President Barack Obama will address his sixth annual National Prayer Breakfast on Thursday, where he is expected to tell an audience of both liberals and conservatives about what motivates him.
The National Prayer Breakfast has been held for 62 years, and last year Obama said it shows faith can bring people together.
"It says something about us that every year, in times of triumph and in tragedy, in calm and in crisis, we come together, not as Democrats or Republicans, but as brothers and sisters, and as children of God," he said.
Gatherings that focus on prayer are an integral part of Washington's political calendar and the president's attendance is often expected.
"People expect to have a president of strong religious faith," said public policy professor Mark Rozell, an expert on religion and the presidency. "And they are comfortable with the president engaging in public displays of religious faith and commitment."
But not everybody agrees.
Barry Lynn is a minister in the United Church of Christ and director of Americans United for Separation of Church and State.

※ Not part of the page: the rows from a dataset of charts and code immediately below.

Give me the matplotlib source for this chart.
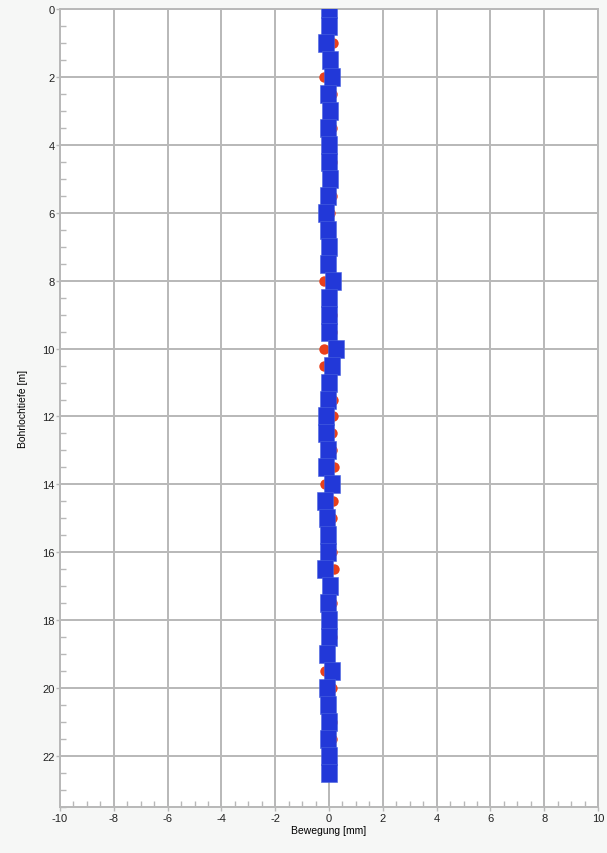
import numpy as np
import matplotlib
matplotlib.use("Agg")
import matplotlib.pyplot as plt
from matplotlib.ticker import MultipleLocator

plt.rcParams["axes.unicode_minus"] = False

# depth [m] and movement [mm] for the two series
depth = np.arange(0, 22.51, 0.5)
move_a = [0.0, 0.05, 0.15, 0.05, -0.2, 0.1, 0.0, 0.1, 0.05, 0.1,
          0.0, 0.1, 0.05, 0.05, 0.0, 0.05, -0.2, 0.05, 0.1, 0.1,
          -0.2, -0.2, 0.05, 0.15, 0.15, 0.1, 0.1, 0.2, -0.15, 0.15,
          0.1, 0.05, 0.1, 0.2, 0.1, 0.1, 0.0, 0.1, -0.15, -0.15,
          0.1, 0.0, 0.1, 0.1, 0.05, 0.0]
move_b = [0.0, 0.0, -0.1, 0.05, 0.1, -0.05, 0.05, -0.05, 0.0, 0.0,
          0.05, -0.05, -0.1, -0.05, 0.0, -0.05, 0.15, 0.0, 0.0, 0.0,
          0.25, 0.1, 0.0, -0.05, -0.1, -0.1, -0.05, -0.1, 0.1, -0.15,
          -0.07, -0.05, -0.05, -0.15, 0.05, -0.05, 0.0, 0.0, -0.07, 0.1,
          -0.07, -0.05, 0.0, -0.05, 0.0, 0.0]

x_ticks = np.arange(-10, 11, 2)
y_ticks = np.arange(0, 23, 2)

grey = "#b8b8b8"
rect = [(-16, -17), (16, -17), (16, 17), (-16, 17), (-16, -17)]

fig = plt.figure(figsize=(6.07, 8.54), dpi=100, facecolor="#f6f7f6")
ax = fig.add_axes([60/607, 46/854, 538/607, 798/854])
ax.set_facecolor("white")

ax.plot(move_a, depth, linestyle="none", marker="o", markersize=7.5,
        color="#e8401c", markeredgewidth=0, zorder=3)
ax.plot(move_b, depth, linestyle="none", marker=rect, markersize=12.4,
        color="#2238d8", markeredgecolor="#4a64e0", markeredgewidth=0.4, zorder=4)

ax.set_xlim(-10, 10)
ax.set_ylim(23.5, 0)
ax.set_xticks(x_ticks)
ax.set_yticks(y_ticks)
ax.xaxis.set_minor_locator(MultipleLocator(0.5))
ax.yaxis.set_minor_locator(MultipleLocator(0.5))
ax.grid(True, which="major", color=grey, linewidth=1.4, zorder=1)
ax.set_axisbelow(True)
for s in ax.spines.values():
    s.set_color(grey)
    s.set_linewidth(1.4)

ax.tick_params(which="major", direction="out", length=3, color=grey, width=1,
               labelsize=8, labelcolor="#222222", pad=1)
ax.tick_params(which="minor", direction="in", length=4, color=grey, width=1)

ax.set_xlabel("Bewegung [mm]", fontsize=7.5, family="Liberation Sans", labelpad=2)
ax.set_ylabel("Bohrlochtiefe [m]", fontsize=7.5, family="Liberation Sans", labelpad=10)
for lab in ax.get_xticklabels() + ax.get_yticklabels():
    lab.set_family("Liberation Sans")

fig.savefig("out.png", dpi=100, facecolor=fig.get_facecolor())
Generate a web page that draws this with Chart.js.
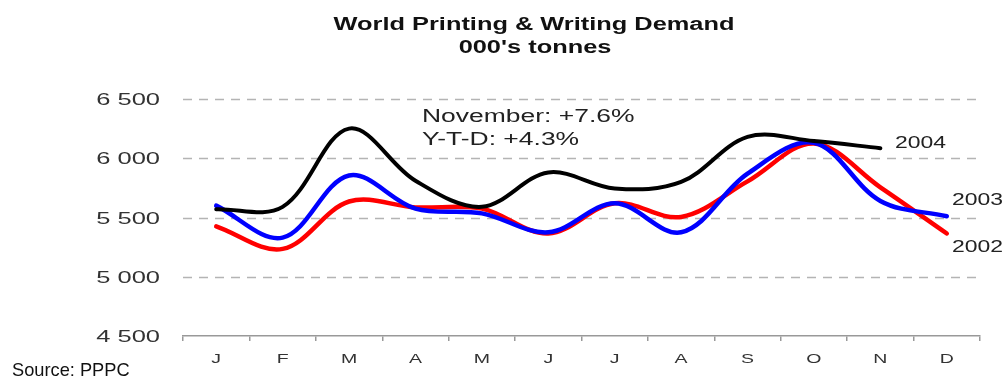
<!DOCTYPE html>
<html>
<head>
<meta charset="utf-8">
<title>World Printing & Writing Demand</title>
<script src="https://cdn.jsdelivr.net/npm/chart.js@4/dist/chart.umd.min.js"></script>
<style>
  html, body { margin: 0; padding: 0; background: #fff; }
  #wrap { width: 1007px; height: 378px; position: relative; }
</style>
</head>
<body>
<div id="wrap"><canvas id="demand-chart"></canvas></div>
<script>
// --- DATA ---
const months = ['J', 'F', 'M', 'A', 'M', 'J', 'J', 'A', 'S', 'O', 'N', 'D'];
const yTicks = [4500, 5000, 5500, 6000, 6500];
const demand2004 = [5570, 5590, 6250, 5810, 5590, 5880, 5745, 5800, 6180, 6145, 6085, null];
const demand2003 = [5600, 5330, 5855, 5575, 5535, 5375, 5620, 5375, 5870, 6130, 5640, 5510];
const demand2002 = [5425, 5235, 5635, 5585, 5575, 5365, 5620, 5505, 5805, 6125, 5755, 5365];
const titleLines = ['World Printing & Writing Demand', "000's tonnes"];
const noteLines = ['November: +7.6%', 'Y-T-D: +4.3%'];
const seriesNames = ['2004', '2003', '2002'];

const FONT = '"Liberation Sans", Arial, sans-serif';

// draws text stretched horizontally (the original text is wide)
function drawText(ctx, text, x, y, size, opts) {
    const sx = opts.sx || 1;
    ctx.save();
    ctx.font = (opts.bold ? 'bold ' : '') + size + 'px ' + FONT;
    ctx.fillStyle = opts.color || '#222';
    ctx.textBaseline = 'alphabetic';
    ctx.textAlign = 'left';
    const w = ctx.measureText(text).width * sx;
    let left = x;
    if (opts.align === 'center') left = x - w / 2;
    if (opts.align === 'right') left = x - w;
    ctx.translate(left, y);
    ctx.scale(sx, 1);
    ctx.fillText(text, 0, 0);
    ctx.restore();
}

// dashed horizontal gridlines, placed by the y scale
const dashGridPlugin = {
    id: 'dashGrid',
    beforeDatasetsDraw(chart) {
        const ctx = chart.ctx;
        const area = chart.chartArea;
        const yScale = chart.scales.y;
        ctx.save();
        ctx.strokeStyle = '#b4b4b4';
        ctx.lineWidth = 1.5;
        ctx.setLineDash([9, 7]);
        yTicks.slice(1).forEach(v => {
            const y = Math.round(yScale.getPixelForValue(v)) + 0.5;
            ctx.beginPath();
            ctx.moveTo(area.left, y);
            ctx.lineTo(area.right, y);
            ctx.stroke();
        });
        ctx.restore();
    }
};

const textPlugin = {
    id: 'textPlugin',
    afterDraw(chart) {
        const ctx = chart.ctx;
        const xScale = chart.scales.x;
        const yScale = chart.scales.y;

        // title
        drawText(ctx, titleLines[0], 534, 30, 18, { bold: true, sx: 1.41, align: 'center', color: '#111' });
        drawText(ctx, titleLines[1], 535, 53, 18, { bold: true, sx: 1.41, align: 'center', color: '#111' });

        // y tick labels
        yTicks.forEach(v => {
            const y = yScale.getPixelForValue(v);
            const label = String(v).replace(/(\d)(\d{3})$/, '$1 $2');
            drawText(ctx, label, 160, y + 6, 17, { sx: 1.5, align: 'right', color: '#333' });
        });

        // x tick labels
        months.forEach((m, i) => {
            drawText(ctx, m, xScale.getPixelForValue(i), 363, 13, { sx: 1.5, align: 'center', color: '#333' });
        });

        // note
        drawText(ctx, noteLines[0], 422, 122, 18, { sx: 1.47 });
        drawText(ctx, noteLines[1], 422, 145, 18, { sx: 1.47 });

        // series labels
        drawText(ctx, seriesNames[0], 895, 148, 17, { sx: 1.35 });
        drawText(ctx, seriesNames[1], 952, 205, 17, { sx: 1.35 });
        drawText(ctx, seriesNames[2], 952, 252, 17, { sx: 1.35 });

        // source
        drawText(ctx, 'Source: PPPC', 12, 376, 19, { color: '#111', sx: 0.96 });
    }
};

new Chart(document.getElementById('demand-chart'), {
    type: 'line',
    data: {
        labels: months,
        datasets: [
            { label: '2004', data: demand2004, borderColor: '#000000', borderWidth: 4 },
            { label: '2003', data: demand2003, borderColor: '#0000ff', borderWidth: 4.5 },
            { label: '2002', data: demand2002, borderColor: '#ff0000', borderWidth: 4.5 }
        ]
    },
    options: {
        responsive: true,
        maintainAspectRatio: false,
        animation: false,
        layout: { padding: { left: 0, top: 99, right: 27, bottom: 0 } },
        elements: {
            point: { radius: 0, hoverRadius: 0 },
            line: { tension: 0.35, fill: false, borderCapStyle: 'round', borderJoinStyle: 'round' }
        },
        plugins: {
            legend: { display: false },
            title: { display: false },
            tooltip: { enabled: false }
        },
        scales: {
            x: {
                offset: true,
                afterFit: scale => { scale.height = 42; },
                ticks: { display: false },
                grid: {
                    offset: true,
                    drawOnChartArea: false,
                    drawTicks: true,
                    tickLength: 5,
                    color: '#999',
                    lineWidth: 1.5
                },
                border: { display: true, color: '#999', width: 1.5 }
            },
            y: {
                min: 4500,
                max: 6500,
                afterFit: scale => { scale.width = 183; },
                ticks: { display: false, stepSize: 500 },
                grid: { display: false },
                border: { display: false }
            }
        }
    },
    plugins: [dashGridPlugin, textPlugin]
});
</script>
</body>
</html>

"Technically, it is not a violation of the Constitution for the president of the United States to go to a religious event that is off public property," Lynn said. "This is held in a big hotel. But I am very troubled by the way that politicians in the United States tend to want to use religion for political purposes, giving speeches that quote Jesus, as if Jesus was supposed to be making decisions about how we develop an anti-gun policy or run a budget."
Obama concedes that politicians do not suddenly become more virtuous by attending.
"I do worry sometimes that as soon as we leave the prayer breakfast, everything we have been talking about the whole time at the prayer breakfast seems to be forgotten, on the same day of the prayer breakfast,” he said.
But it does allow the president a rare opportunity to expound on his own faith and how it underlies his policies.